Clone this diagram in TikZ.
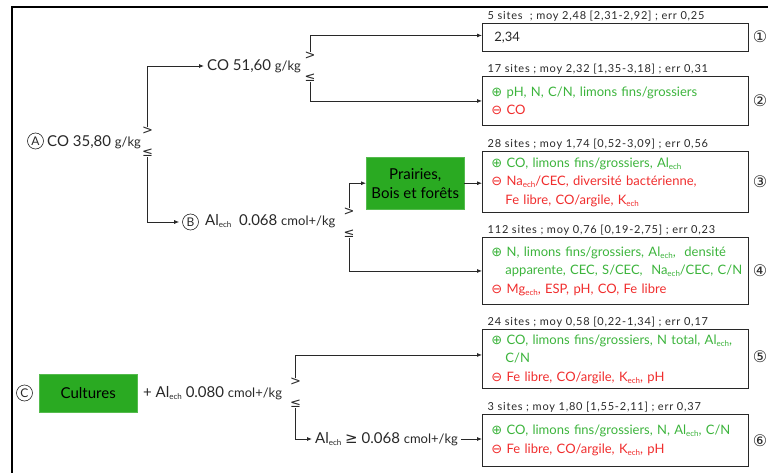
\documentclass[tikz,border=0pt]{standalone}
\usepackage{fontspec}
\setmainfont{Lato}
\newfontfamily\symf{DejaVu Sans}
\newfontfamily\sitesf[LetterSpace=7]{Lato}
\usetikzlibrary{arrows.meta}
\definecolor{pgreen}{RGB}{60,180,60}
\definecolor{pred}{RGB}{240,45,45}
\definecolor{boxgreen}{RGB}{42,170,34}
\definecolor{ink}{RGB}{40,40,40}
\newcommand{\ech}{\raisebox{-0.3ex}{\fontsize{8}{8}\selectfont ech}}
\newcommand{\psym}{{\symf ⊕}}
\newcommand{\msym}{{\symf ⊖}}
\newcommand{\ind}{\hspace*{14pt}}
\newcommand{\unit}[1]{{\fontsize{13}{14}\selectfont #1}}
\newcommand{\gl}[1]{\mbox{\color{pgreen}#1}}
\newcommand{\rl}[1]{\mbox{\color{pred}#1}}
\begin{document}
\begin{tikzpicture}[x=1pt,y=-1pt,
  every node/.style={inner sep=0pt, text=ink},
  lbl/.style={font=\fontsize{15}{17}\selectfont, anchor=west},
  cmp/.style={font=\symf\fontsize{13}{13}\selectfont},
  circ/.style={circle, draw=ink, line width=0.6pt, minimum size=16pt, font=\fontsize{12}{12}\selectfont},
  res/.style={draw=ink, line width=0.9pt, minimum width=266pt, anchor=north west,
    text width=248pt, align=left, inner xsep=9pt, font=\fontsize{13}{18.5}\selectfont},
  sites/.style={font=\sitesf\fontsize{11}{12}\selectfont, anchor=south west, inner sep=1.5pt},
  num/.style={font=\symf\fontsize{16}{16}\selectfont},
  gbox/.style={fill=boxgreen, draw=boxgreen!80!white, text=black, align=center,
    font=\fontsize{15}{19}\selectfont, anchor=north west},
  arr/.style={-{Latex[length=5pt,width=4pt]}, draw=ink, line width=0.8pt},
  arrt/.style={arr, shorten >=3pt}]
\useasboundingbox (0,0) rectangle (768,473);
\draw[line width=1.1pt] (12,473) -- (12,7) -- (768,7);

% decision labels
\node[circ] (Ac) at (35.5,141) {A};
\node[lbl] (A) at (47,142) {CO 35,80 \unit{g/kg}};
\node[cmp] (Agt) at (147.5,131) {>};
\node[cmp] (Ale) at (147.5,153) {≤};

\node[lbl] (CO) at (207,66) {CO 51,60 \unit{g/kg}};
\node[cmp] (Cgt) at (310,56) {>};
\node[cmp] (Cle) at (310,78) {≤};

\node[circ] (Bc) at (190.5,222) {B};
\node[lbl] (B) at (205,221) {Al\ech\ \ 0.068 \unit{cmol+/kg}};
\node[cmp] (Bgt) at (349,212) {>};
\node[cmp] (Ble) at (349,234) {≤};

\node[gbox, minimum width=98pt, minimum height=52pt] (P) at (366,157) {Prairies,\\Bois et forêts};

\node[circ] (Cc) at (24.5,393) {C};
\node[gbox, minimum width=98pt, minimum height=38pt] (Cu) at (39,374) {Cultures};
\node[lbl] (Cal) at (143,393) {+ Al\ech\ 0.080 \unit{cmol+/kg}};
\node[cmp] (Cugt) at (295.5,382) {>};
\node[cmp] (Cule) at (295.5,404) {≤};
\node[lbl] (D) at (315,439) {Al\ech\ {\symf ≥} 0.068 \unit{cmol+/kg}};

% result boxes
\node[res, minimum height=28pt] (b1) at (482,23) {\hspace*{3pt}2,34};
\node[res, minimum height=49pt] (b2) at (482,76) {\gl{\psym\ pH, N, C/N, limons fins/grossiers}\\
  \rl{\msym\ CO}};
\node[res, minimum height=61pt] (b3) at (482,151) {\gl{\psym\ CO, limons fins/grossiers, Al\ech}\\
  \rl{\msym\ Na\ech/CEC, diversité bactérienne,}\\
  \rl{\ind Fe libre, CO/argile, K\ech}};
\node[res, minimum height=67pt] (b4) at (482,237) {\gl{\psym\ N, limons fins/grossiers, Al\ech,\ \ densité}\\
  \gl{\ind apparente, CEC, S/CEC,\ \ Na\ech/CEC, C/N}\\
  \rl{\msym\ Mg\ech, ESP, pH, CO, Fe libre}};
\node[res, minimum height=59pt] (b5) at (482,329) {\gl{\psym\ CO, limons fins/grossiers, N total, Al\ech,}\\
  \gl{\ind C/N}\\
  \rl{\msym\ Fe libre, CO/argile, K\ech, pH}};
\node[res, minimum height=52pt] (b6) at (482,414) {\gl{\psym\ CO, limons fins/grossiers, N, Al\ech, C/N}\\
  \rl{\msym\ Fe libre, CO/argile, K\ech, pH}};

\node[sites] (s1) at ([xshift=4pt]b1.north west) {5 sites\ \ ; moy 2,48 [2,31-2,92] ; err 0,25};
\node[sites] (s2) at ([xshift=4pt]b2.north west) {17 sites ; moy 2,32 [1,35-3,18] ; err 0,31};
\node[sites] (s3) at ([xshift=4pt]b3.north west) {28 sites ; moy 1,74 [0,52-3,09] ; err 0,56};
\node[sites] (s4) at ([xshift=4pt]b4.north west) {112 sites ; moy 0,76 [0,19-2,75] ; err 0,23};
\node[sites] (s5) at ([xshift=4pt]b5.north west) {24 sites ; moy 0,58 [0,22-1,34] ; err 0,17};
\node[sites] (s6) at ([xshift=4pt]b6.north west) {3 sites ; moy 1,80 [1,55-2,11] ; err 0,37};

\node[num] (n1) at (760,37) {①};
\node[num] (n2) at (760,101) {②};
\node[num] (n3) at (760,182) {③};
\node[num] (n4) at (760,271) {④};
\node[num] (n5) at (760,357) {⑤};
\node[num] (n6) at (760,441) {⑥};

% connectors
\draw[arrt] (Agt.north) |- (CO.west);
\draw[arrt] (Ale.south) |- (Bc.west);
\draw[arr] (Cgt.north) |- ([yshift=2pt]b1.west);
\draw[arr] (Cle.south) |- (b2.west);
\draw[arr] (Bgt.north) |- (P.west);
\draw[arr] (P.east) -- (P.east -| b3.west);
\draw[arr] (Ble.south) |- (b4.west);
\draw[arr] (Cugt.north) |- ([yshift=4pt]b5.west);
\draw[arrt] (Cule.south) |- (D.west);
\draw[arr] ([xshift=3pt]D.east) -- (D.east -| b6.west);
\end{tikzpicture}
\end{document}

·····

### TASK DESCRIPTION
In your copy, leave out the pictures and reproduce the material above exactly.

### RESULT OF THE EXERCISE
Clone this diagram in TikZ.
\documentclass[tikz,border=0pt]{standalone}
\usepackage{fontspec}
\setmainfont{Lato}
\newfontfamily\symf{DejaVu Sans}
\newfontfamily\sitesf[LetterSpace=7]{Lato}
\usetikzlibrary{arrows.meta}
\definecolor{pgreen}{RGB}{60,180,60}
\definecolor{pred}{RGB}{240,45,45}
\definecolor{boxgreen}{RGB}{42,170,34}
\definecolor{ink}{RGB}{40,40,40}
\newcommand{\ech}{\raisebox{-0.3ex}{\fontsize{8}{8}\selectfont ech}}
\newcommand{\psym}{{\symf ⊕}}
\newcommand{\msym}{{\symf ⊖}}
\newcommand{\ind}{\hspace*{14pt}}
\newcommand{\unit}[1]{{\fontsize{13}{14}\selectfont #1}}
\newcommand{\gl}[1]{\mbox{\color{pgreen}#1}}
\newcommand{\rl}[1]{\mbox{\color{pred}#1}}
\begin{document}
\begin{tikzpicture}[x=1pt,y=-1pt,
  every node/.style={inner sep=0pt, text=ink},
  lbl/.style={font=\fontsize{15}{17}\selectfont, anchor=west},
  cmp/.style={font=\symf\fontsize{13}{13}\selectfont},
  circ/.style={circle, draw=ink, line width=0.6pt, minimum size=16pt, font=\fontsize{12}{12}\selectfont},
  res/.style={draw=ink, line width=0.9pt, minimum width=266pt, anchor=north west,
    text width=248pt, align=left, inner xsep=9pt, font=\fontsize{13}{18.5}\selectfont},
  sites/.style={font=\sitesf\fontsize{11}{12}\selectfont, anchor=south west, inner sep=1.5pt},
  num/.style={font=\symf\fontsize{16}{16}\selectfont},
  gbox/.style={fill=boxgreen, draw=boxgreen!80!white, text=black, align=center,
    font=\fontsize{15}{19}\selectfont, anchor=north west},
  arr/.style={-{Latex[length=5pt,width=4pt]}, draw=ink, line width=0.8pt},
  arrt/.style={arr, shorten >=3pt}]
\useasboundingbox (0,0) rectangle (768,473);
\draw[line width=1.1pt] (12,473) -- (12,7) -- (768,7);

% decision labels
\node[circ] (Ac) at (35.5,141) {A};
\node[lbl] (A) at (47,142) {CO 35,80 \unit{g/kg}};
\node[cmp] (Agt) at (147.5,131) {>};
\node[cmp] (Ale) at (147.5,153) {≤};

\node[lbl] (CO) at (207,66) {CO 51,60 \unit{g/kg}};
\node[cmp] (Cgt) at (310,56) {>};
\node[cmp] (Cle) at (310,78) {≤};

\node[circ] (Bc) at (190.5,222) {B};
\node[lbl] (B) at (205,221) {Al\ech\ \ 0.068 \unit{cmol+/kg}};
\node[cmp] (Bgt) at (349,212) {>};
\node[cmp] (Ble) at (349,234) {≤};

\node[gbox, minimum width=98pt, minimum height=52pt] (P) at (366,157) {Prairies,\\Bois et forêts};

\node[circ] (Cc) at (24.5,393) {C};
\node[gbox, minimum width=98pt, minimum height=38pt] (Cu) at (39,374) {Cultures};
\node[lbl] (Cal) at (143,393) {+ Al\ech\ 0.080 \unit{cmol+/kg}};
\node[cmp] (Cugt) at (295.5,382) {>};
\node[cmp] (Cule) at (295.5,404) {≤};
\node[lbl] (D) at (315,439) {Al\ech\ {\symf ≥} 0.068 \unit{cmol+/kg}};

% result boxes
\node[res, minimum height=28pt] (b1) at (482,23) {\hspace*{3pt}2,34};
\node[res, minimum height=49pt] (b2) at (482,76) {\gl{\psym\ pH, N, C/N, limons fins/grossiers}\\
  \rl{\msym\ CO}};
\node[res, minimum height=61pt] (b3) at (482,151) {\gl{\psym\ CO, limons fins/grossiers, Al\ech}\\
  \rl{\msym\ Na\ech/CEC, diversité bactérienne,}\\
  \rl{\ind Fe libre, CO/argile, K\ech}};
\node[res, minimum height=67pt] (b4) at (482,237) {\gl{\psym\ N, limons fins/grossiers, Al\ech,\ \ densité}\\
  \gl{\ind apparente, CEC, S/CEC,\ \ Na\ech/CEC, C/N}\\
  \rl{\msym\ Mg\ech, ESP, pH, CO, Fe libre}};
\node[res, minimum height=59pt] (b5) at (482,329) {\gl{\psym\ CO, limons fins/grossiers, N total, Al\ech,}\\
  \gl{\ind C/N}\\
  \rl{\msym\ Fe libre, CO/argile, K\ech, pH}};
\node[res, minimum height=52pt] (b6) at (482,414) {\gl{\psym\ CO, limons fins/grossiers, N, Al\ech, C/N}\\
  \rl{\msym\ Fe libre, CO/argile, K\ech, pH}};

\node[sites] (s1) at ([xshift=4pt]b1.north west) {5 sites\ \ ; moy 2,48 [2,31-2,92] ; err 0,25};
\node[sites] (s2) at ([xshift=4pt]b2.north west) {17 sites ; moy 2,32 [1,35-3,18] ; err 0,31};
\node[sites] (s3) at ([xshift=4pt]b3.north west) {28 sites ; moy 1,74 [0,52-3,09] ; err 0,56};
\node[sites] (s4) at ([xshift=4pt]b4.north west) {112 sites ; moy 0,76 [0,19-2,75] ; err 0,23};
\node[sites] (s5) at ([xshift=4pt]b5.north west) {24 sites ; moy 0,58 [0,22-1,34] ; err 0,17};
\node[sites] (s6) at ([xshift=4pt]b6.north west) {3 sites ; moy 1,80 [1,55-2,11] ; err 0,37};

\node[num] (n1) at (760,37) {①};
\node[num] (n2) at (760,101) {②};
\node[num] (n3) at (760,182) {③};
\node[num] (n4) at (760,271) {④};
\node[num] (n5) at (760,357) {⑤};
\node[num] (n6) at (760,441) {⑥};

% connectors
\draw[arrt] (Agt.north) |- (CO.west);
\draw[arrt] (Ale.south) |- (Bc.west);
\draw[arr] (Cgt.north) |- ([yshift=2pt]b1.west);
\draw[arr] (Cle.south) |- (b2.west);
\draw[arr] (Bgt.north) |- (P.west);
\draw[arr] (P.east) -- (P.east -| b3.west);
\draw[arr] (Ble.south) |- (b4.west);
\draw[arr] (Cugt.north) |- ([yshift=4pt]b5.west);
\draw[arrt] (Cule.south) |- (D.west);
\draw[arr] ([xshift=3pt]D.east) -- (D.east -| b6.west);
\end{tikzpicture}
\end{document}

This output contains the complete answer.